[Set task] Reproduce every record exactly as it appears, but not the pictures.

Rows from a dataset
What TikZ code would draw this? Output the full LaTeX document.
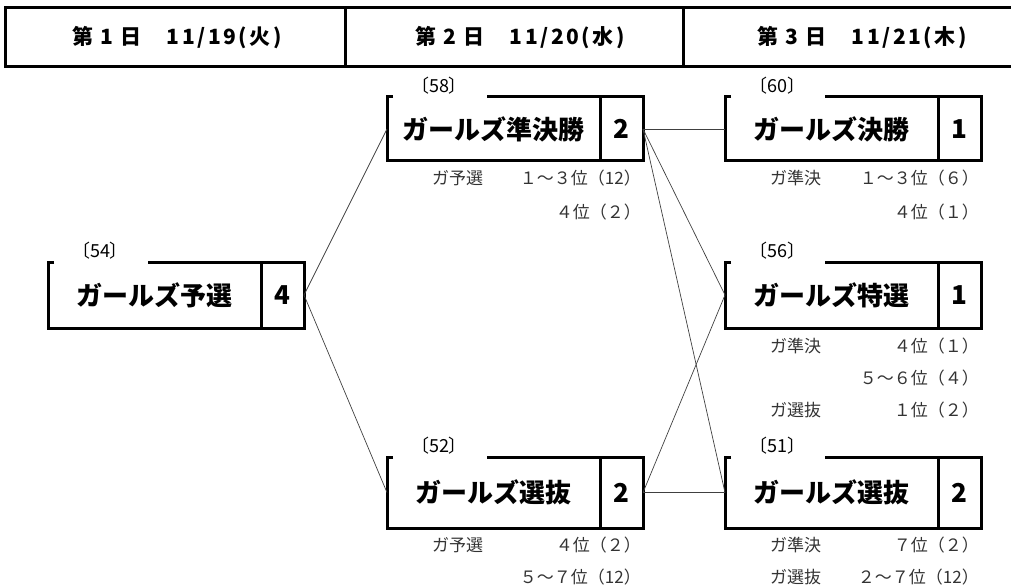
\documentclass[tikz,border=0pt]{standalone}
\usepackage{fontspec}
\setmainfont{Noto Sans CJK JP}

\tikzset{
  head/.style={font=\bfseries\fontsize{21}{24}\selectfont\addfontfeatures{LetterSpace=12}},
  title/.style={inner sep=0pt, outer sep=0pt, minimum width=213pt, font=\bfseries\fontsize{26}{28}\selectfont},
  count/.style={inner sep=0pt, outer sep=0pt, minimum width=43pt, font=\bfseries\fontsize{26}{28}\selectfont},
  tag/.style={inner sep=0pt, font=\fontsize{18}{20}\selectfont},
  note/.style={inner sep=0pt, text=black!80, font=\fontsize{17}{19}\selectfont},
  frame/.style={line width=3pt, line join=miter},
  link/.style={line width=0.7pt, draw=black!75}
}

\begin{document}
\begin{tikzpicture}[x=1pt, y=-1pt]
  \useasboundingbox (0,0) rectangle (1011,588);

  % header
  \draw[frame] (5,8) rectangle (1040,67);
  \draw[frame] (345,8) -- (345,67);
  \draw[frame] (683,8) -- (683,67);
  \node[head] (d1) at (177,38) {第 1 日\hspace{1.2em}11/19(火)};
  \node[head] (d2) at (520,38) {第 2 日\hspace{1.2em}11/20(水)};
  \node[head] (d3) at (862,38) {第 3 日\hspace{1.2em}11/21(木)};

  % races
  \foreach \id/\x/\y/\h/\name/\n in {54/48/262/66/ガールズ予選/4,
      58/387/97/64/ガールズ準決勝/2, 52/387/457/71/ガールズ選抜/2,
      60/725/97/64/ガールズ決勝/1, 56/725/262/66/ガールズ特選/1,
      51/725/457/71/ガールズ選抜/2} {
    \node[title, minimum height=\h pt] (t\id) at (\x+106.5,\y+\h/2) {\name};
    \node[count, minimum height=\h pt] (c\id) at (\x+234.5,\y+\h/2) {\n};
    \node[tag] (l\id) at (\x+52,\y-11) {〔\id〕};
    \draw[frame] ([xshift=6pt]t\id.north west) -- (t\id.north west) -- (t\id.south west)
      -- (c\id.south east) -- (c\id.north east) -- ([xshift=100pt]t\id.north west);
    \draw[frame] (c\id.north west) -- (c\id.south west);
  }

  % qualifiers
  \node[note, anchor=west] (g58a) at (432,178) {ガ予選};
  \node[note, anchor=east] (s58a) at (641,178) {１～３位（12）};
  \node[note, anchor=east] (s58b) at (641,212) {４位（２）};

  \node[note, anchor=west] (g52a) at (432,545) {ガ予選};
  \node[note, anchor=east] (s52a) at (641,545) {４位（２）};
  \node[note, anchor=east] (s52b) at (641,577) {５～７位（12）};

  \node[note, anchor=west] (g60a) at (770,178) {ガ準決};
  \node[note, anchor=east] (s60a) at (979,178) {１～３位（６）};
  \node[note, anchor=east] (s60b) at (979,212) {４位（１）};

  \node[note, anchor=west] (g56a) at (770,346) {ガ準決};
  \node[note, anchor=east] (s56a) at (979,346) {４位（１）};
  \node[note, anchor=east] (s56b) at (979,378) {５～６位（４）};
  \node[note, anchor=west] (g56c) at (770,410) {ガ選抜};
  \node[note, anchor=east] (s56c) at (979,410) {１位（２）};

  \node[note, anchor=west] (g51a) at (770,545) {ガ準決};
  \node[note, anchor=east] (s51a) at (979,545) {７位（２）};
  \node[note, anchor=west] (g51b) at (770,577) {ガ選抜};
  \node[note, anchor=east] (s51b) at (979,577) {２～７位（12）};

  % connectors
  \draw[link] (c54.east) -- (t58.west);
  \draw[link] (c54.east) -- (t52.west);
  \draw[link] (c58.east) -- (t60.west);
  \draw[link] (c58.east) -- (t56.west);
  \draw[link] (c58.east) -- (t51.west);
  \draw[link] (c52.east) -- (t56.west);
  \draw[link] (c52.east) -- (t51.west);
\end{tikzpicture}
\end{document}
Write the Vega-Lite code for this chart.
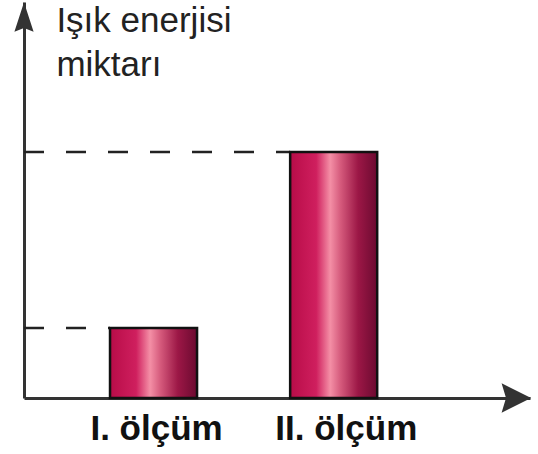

[Response to this task]
What TikZ code would draw this? Output the full LaTeX document.
\documentclass[tikz,border=0pt]{standalone}
\usepackage{fontspec}
\setmainfont{Noto Sans CJK JP}

\tikzset{
  head/.style={font=\bfseries\fontsize{21}{24}\selectfont\addfontfeatures{LetterSpace=12}},
  title/.style={inner sep=0pt, outer sep=0pt, minimum width=213pt, font=\bfseries\fontsize{26}{28}\selectfont},
  count/.style={inner sep=0pt, outer sep=0pt, minimum width=43pt, font=\bfseries\fontsize{26}{28}\selectfont},
  tag/.style={inner sep=0pt, font=\fontsize{18}{20}\selectfont},
  note/.style={inner sep=0pt, text=black!80, font=\fontsize{17}{19}\selectfont},
  frame/.style={line width=3pt, line join=miter},
  link/.style={line width=0.7pt, draw=black!75}
}

\begin{document}
\begin{tikzpicture}[x=1pt, y=-1pt]
  \useasboundingbox (0,0) rectangle (1011,588);

  % header
  \draw[frame] (5,8) rectangle (1040,67);
  \draw[frame] (345,8) -- (345,67);
  \draw[frame] (683,8) -- (683,67);
  \node[head] (d1) at (177,38) {第 1 日\hspace{1.2em}11/19(火)};
  \node[head] (d2) at (520,38) {第 2 日\hspace{1.2em}11/20(水)};
  \node[head] (d3) at (862,38) {第 3 日\hspace{1.2em}11/21(木)};

  % races
  \foreach \id/\x/\y/\h/\name/\n in {54/48/262/66/ガールズ予選/4,
      58/387/97/64/ガールズ準決勝/2, 52/387/457/71/ガールズ選抜/2,
      60/725/97/64/ガールズ決勝/1, 56/725/262/66/ガールズ特選/1,
      51/725/457/71/ガールズ選抜/2} {
    \node[title, minimum height=\h pt] (t\id) at (\x+106.5,\y+\h/2) {\name};
    \node[count, minimum height=\h pt] (c\id) at (\x+234.5,\y+\h/2) {\n};
    \node[tag] (l\id) at (\x+52,\y-11) {〔\id〕};
    \draw[frame] ([xshift=6pt]t\id.north west) -- (t\id.north west) -- (t\id.south west)
      -- (c\id.south east) -- (c\id.north east) -- ([xshift=100pt]t\id.north west);
    \draw[frame] (c\id.north west) -- (c\id.south west);
  }

  % qualifiers
  \node[note, anchor=west] (g58a) at (432,178) {ガ予選};
  \node[note, anchor=east] (s58a) at (641,178) {１～３位（12）};
  \node[note, anchor=east] (s58b) at (641,212) {４位（２）};

  \node[note, anchor=west] (g52a) at (432,545) {ガ予選};
  \node[note, anchor=east] (s52a) at (641,545) {４位（２）};
  \node[note, anchor=east] (s52b) at (641,577) {５～７位（12）};

  \node[note, anchor=west] (g60a) at (770,178) {ガ準決};
  \node[note, anchor=east] (s60a) at (979,178) {１～３位（６）};
  \node[note, anchor=east] (s60b) at (979,212) {４位（１）};

  \node[note, anchor=west] (g56a) at (770,346) {ガ準決};
  \node[note, anchor=east] (s56a) at (979,346) {４位（１）};
  \node[note, anchor=east] (s56b) at (979,378) {５～６位（４）};
  \node[note, anchor=west] (g56c) at (770,410) {ガ選抜};
  \node[note, anchor=east] (s56c) at (979,410) {１位（２）};

  \node[note, anchor=west] (g51a) at (770,545) {ガ準決};
  \node[note, anchor=east] (s51a) at (979,545) {７位（２）};
  \node[note, anchor=west] (g51b) at (770,577) {ガ選抜};
  \node[note, anchor=east] (s51b) at (979,577) {２～７位（12）};

  % connectors
  \draw[link] (c54.east) -- (t58.west);
  \draw[link] (c54.east) -- (t52.west);
  \draw[link] (c58.east) -- (t60.west);
  \draw[link] (c58.east) -- (t56.west);
  \draw[link] (c58.east) -- (t51.west);
  \draw[link] (c52.east) -- (t56.west);
  \draw[link] (c52.east) -- (t51.west);
\end{tikzpicture}
\end{document}
Write the Vega-Lite code for this chart.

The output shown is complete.